Benkyodo: A Japanese Tradition
“Raindrops on roses and whiskers on kittens
Bright copper kettles and warm woolen mittens
Brown paper packages tied up with strings
These are a few of my favorite things.”
This song comes to mind when I think of the mochi and manju that I get from the Benkyodo Company in San Francisco’s Japantown. There is something very special about these hand made confections. Benkyodo opened in 1906 as one of the original businesses in Japantown. During WWII, Benkyodo was forced to close when the family was interned. The endurance of the family allowed them to reopen after the war and the business has been handed down generation after generation.
What is mochi and manju? Mochi is the specific name for glutinous rice that is pounded into paste and molded into a shape. Manju is the general term for Japanese confections, and there are many, many varieties.

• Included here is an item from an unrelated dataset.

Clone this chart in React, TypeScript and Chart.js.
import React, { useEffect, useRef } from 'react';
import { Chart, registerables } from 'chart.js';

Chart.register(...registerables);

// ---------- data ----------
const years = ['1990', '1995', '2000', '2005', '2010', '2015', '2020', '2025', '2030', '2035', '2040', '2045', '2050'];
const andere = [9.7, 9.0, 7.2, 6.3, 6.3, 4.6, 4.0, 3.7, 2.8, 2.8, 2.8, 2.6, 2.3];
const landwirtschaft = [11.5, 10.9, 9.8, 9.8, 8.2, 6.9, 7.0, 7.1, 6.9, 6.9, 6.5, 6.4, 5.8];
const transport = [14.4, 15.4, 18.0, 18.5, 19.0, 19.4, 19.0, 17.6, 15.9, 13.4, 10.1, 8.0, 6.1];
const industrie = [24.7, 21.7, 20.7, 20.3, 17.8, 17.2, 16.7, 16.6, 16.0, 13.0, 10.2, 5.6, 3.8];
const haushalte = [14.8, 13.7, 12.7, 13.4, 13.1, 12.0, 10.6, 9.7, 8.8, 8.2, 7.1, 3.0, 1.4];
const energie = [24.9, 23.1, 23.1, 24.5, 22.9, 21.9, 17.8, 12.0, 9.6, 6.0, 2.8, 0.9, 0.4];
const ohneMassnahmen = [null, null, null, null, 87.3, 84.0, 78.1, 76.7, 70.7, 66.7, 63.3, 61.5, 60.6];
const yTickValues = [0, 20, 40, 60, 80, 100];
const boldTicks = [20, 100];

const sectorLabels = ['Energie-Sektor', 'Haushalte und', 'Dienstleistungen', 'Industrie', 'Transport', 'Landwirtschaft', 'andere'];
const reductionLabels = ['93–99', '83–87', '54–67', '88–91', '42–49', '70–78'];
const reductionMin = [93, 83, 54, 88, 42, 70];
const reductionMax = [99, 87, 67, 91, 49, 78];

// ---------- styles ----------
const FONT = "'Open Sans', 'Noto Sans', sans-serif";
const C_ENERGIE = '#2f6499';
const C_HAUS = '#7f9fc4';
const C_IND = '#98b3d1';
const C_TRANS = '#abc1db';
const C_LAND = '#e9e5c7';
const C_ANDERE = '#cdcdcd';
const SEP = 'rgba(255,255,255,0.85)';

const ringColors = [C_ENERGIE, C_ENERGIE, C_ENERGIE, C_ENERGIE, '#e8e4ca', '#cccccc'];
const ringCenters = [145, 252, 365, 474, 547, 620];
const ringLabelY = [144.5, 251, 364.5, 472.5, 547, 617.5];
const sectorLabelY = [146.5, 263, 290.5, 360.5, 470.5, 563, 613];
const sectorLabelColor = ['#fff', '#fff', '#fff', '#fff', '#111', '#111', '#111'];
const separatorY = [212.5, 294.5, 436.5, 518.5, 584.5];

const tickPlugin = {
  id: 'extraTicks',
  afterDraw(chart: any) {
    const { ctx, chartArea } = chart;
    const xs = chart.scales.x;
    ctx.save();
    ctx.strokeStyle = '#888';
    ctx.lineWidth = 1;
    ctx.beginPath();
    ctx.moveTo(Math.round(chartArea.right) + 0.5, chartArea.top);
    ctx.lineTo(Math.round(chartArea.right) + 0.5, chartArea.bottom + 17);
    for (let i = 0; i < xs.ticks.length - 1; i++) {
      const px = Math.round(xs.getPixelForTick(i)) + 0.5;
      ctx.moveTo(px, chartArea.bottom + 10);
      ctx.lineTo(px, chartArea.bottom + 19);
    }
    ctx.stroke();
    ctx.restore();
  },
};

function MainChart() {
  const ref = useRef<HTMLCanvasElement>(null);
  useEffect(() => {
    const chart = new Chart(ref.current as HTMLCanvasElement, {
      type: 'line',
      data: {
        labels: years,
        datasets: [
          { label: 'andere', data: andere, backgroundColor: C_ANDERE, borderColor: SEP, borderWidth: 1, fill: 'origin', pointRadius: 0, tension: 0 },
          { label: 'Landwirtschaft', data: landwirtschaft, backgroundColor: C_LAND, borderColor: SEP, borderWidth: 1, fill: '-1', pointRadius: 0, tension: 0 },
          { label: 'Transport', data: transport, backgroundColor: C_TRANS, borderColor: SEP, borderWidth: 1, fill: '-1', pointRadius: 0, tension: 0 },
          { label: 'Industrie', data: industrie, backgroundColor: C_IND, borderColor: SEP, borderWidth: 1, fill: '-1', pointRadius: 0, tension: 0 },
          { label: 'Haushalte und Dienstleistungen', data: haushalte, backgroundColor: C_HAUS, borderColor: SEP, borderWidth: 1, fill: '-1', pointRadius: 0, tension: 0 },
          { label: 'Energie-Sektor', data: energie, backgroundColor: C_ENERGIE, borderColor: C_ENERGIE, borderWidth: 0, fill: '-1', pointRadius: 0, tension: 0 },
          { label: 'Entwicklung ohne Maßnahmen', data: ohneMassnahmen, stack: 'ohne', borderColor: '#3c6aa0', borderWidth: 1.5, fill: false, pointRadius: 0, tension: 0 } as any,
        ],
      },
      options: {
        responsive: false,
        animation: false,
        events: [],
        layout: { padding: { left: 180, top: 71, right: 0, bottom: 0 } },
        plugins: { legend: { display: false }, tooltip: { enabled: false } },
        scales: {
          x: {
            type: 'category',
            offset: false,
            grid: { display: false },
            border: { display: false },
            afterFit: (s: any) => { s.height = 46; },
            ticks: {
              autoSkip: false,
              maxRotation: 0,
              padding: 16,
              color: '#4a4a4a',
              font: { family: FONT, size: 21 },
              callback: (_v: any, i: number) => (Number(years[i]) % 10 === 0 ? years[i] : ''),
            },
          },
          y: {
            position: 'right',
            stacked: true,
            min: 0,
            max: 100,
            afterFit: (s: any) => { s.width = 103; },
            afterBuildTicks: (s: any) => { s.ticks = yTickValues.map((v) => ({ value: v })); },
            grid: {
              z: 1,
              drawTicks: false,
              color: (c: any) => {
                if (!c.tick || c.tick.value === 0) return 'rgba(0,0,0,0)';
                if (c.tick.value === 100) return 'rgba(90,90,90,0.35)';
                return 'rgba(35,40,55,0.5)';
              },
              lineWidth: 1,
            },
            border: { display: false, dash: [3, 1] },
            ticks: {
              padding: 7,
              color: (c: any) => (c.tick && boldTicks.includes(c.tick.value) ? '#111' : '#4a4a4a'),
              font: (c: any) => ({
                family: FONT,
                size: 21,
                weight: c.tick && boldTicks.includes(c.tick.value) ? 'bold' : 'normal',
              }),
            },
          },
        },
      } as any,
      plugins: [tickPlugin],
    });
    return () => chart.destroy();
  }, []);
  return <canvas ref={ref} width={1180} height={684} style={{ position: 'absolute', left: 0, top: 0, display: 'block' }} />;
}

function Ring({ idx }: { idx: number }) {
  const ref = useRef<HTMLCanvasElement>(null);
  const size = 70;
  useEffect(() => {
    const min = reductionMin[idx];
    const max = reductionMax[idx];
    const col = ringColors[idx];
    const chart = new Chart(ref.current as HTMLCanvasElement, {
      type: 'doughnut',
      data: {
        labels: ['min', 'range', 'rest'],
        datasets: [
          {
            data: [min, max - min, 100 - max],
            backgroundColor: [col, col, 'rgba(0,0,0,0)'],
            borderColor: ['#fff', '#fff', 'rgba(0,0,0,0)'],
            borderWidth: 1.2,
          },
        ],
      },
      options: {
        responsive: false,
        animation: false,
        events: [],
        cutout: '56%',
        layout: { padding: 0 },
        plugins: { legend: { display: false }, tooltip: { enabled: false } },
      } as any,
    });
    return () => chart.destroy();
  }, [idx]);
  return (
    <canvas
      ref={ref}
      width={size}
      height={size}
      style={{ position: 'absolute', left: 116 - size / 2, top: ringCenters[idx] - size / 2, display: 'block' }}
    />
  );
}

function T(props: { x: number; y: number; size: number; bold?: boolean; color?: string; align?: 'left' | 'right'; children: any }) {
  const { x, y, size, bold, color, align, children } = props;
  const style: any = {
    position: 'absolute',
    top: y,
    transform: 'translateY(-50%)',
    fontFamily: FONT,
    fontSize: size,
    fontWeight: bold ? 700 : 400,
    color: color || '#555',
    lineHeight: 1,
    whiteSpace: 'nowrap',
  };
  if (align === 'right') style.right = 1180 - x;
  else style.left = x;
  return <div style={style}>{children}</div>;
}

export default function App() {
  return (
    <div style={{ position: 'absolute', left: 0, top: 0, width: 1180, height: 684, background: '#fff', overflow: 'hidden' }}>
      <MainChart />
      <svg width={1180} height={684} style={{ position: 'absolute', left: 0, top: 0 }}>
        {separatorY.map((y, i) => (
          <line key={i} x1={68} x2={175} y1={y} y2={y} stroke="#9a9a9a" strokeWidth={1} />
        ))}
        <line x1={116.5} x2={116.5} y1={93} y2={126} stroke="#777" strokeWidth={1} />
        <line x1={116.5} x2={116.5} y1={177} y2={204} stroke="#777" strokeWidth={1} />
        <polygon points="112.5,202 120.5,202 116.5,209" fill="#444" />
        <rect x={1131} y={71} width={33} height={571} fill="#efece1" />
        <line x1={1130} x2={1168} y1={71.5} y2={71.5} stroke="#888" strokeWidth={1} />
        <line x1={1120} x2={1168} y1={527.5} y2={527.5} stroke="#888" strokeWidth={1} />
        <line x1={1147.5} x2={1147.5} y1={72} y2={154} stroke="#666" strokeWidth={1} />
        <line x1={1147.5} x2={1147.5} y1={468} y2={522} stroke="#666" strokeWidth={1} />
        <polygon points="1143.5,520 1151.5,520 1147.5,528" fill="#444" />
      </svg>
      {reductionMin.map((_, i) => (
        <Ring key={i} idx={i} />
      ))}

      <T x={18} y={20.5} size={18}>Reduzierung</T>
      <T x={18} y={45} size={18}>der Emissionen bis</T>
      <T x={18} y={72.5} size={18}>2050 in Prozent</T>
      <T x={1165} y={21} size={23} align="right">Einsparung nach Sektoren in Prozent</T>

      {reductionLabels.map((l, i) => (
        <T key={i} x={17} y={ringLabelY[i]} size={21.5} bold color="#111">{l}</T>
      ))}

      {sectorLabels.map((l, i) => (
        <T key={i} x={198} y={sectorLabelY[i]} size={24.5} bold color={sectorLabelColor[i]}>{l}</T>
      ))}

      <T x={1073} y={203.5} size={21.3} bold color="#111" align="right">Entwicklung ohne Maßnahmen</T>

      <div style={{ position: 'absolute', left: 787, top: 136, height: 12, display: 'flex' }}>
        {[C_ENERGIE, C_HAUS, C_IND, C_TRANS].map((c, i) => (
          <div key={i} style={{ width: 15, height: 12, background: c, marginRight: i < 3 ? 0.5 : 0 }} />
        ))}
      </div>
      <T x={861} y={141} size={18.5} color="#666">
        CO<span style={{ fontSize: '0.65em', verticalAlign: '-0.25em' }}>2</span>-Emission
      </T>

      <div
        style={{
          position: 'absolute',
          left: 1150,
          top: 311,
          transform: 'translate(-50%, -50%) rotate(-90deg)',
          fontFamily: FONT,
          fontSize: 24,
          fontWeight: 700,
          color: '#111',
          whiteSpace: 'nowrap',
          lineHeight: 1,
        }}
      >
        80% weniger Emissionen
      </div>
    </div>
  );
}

For Christmas, my friend and I picked up some manju from Benkyodo. During the holidays, it’s always best to pre-order so that you can ensure they have the varieties you are looking for when you arrive.
I decided to get a few of their seasonal varieties – blueberry mochi and apple manju, as well as one of their popular varieties – the green mochi filled with red bean paste sprinkled with soybean flour. I enjoy these treats as they are not too sweet and come in bite sized portions. As you bite into the blueberry mochi, you get a rich burst of blueberry in your mouth. This is the first time I enjoyed the apple manju, one of their baked varieties which tasted like a miniature apple pie. The green mochi with the red bean paste is more traditional, and the soybean flour adds a nice nutty flavor.
There is definitely a rich tradition and an art in the making of mochi and manju. More than I enjoy eating them, I love unwrapping the packages that are tied up with strings.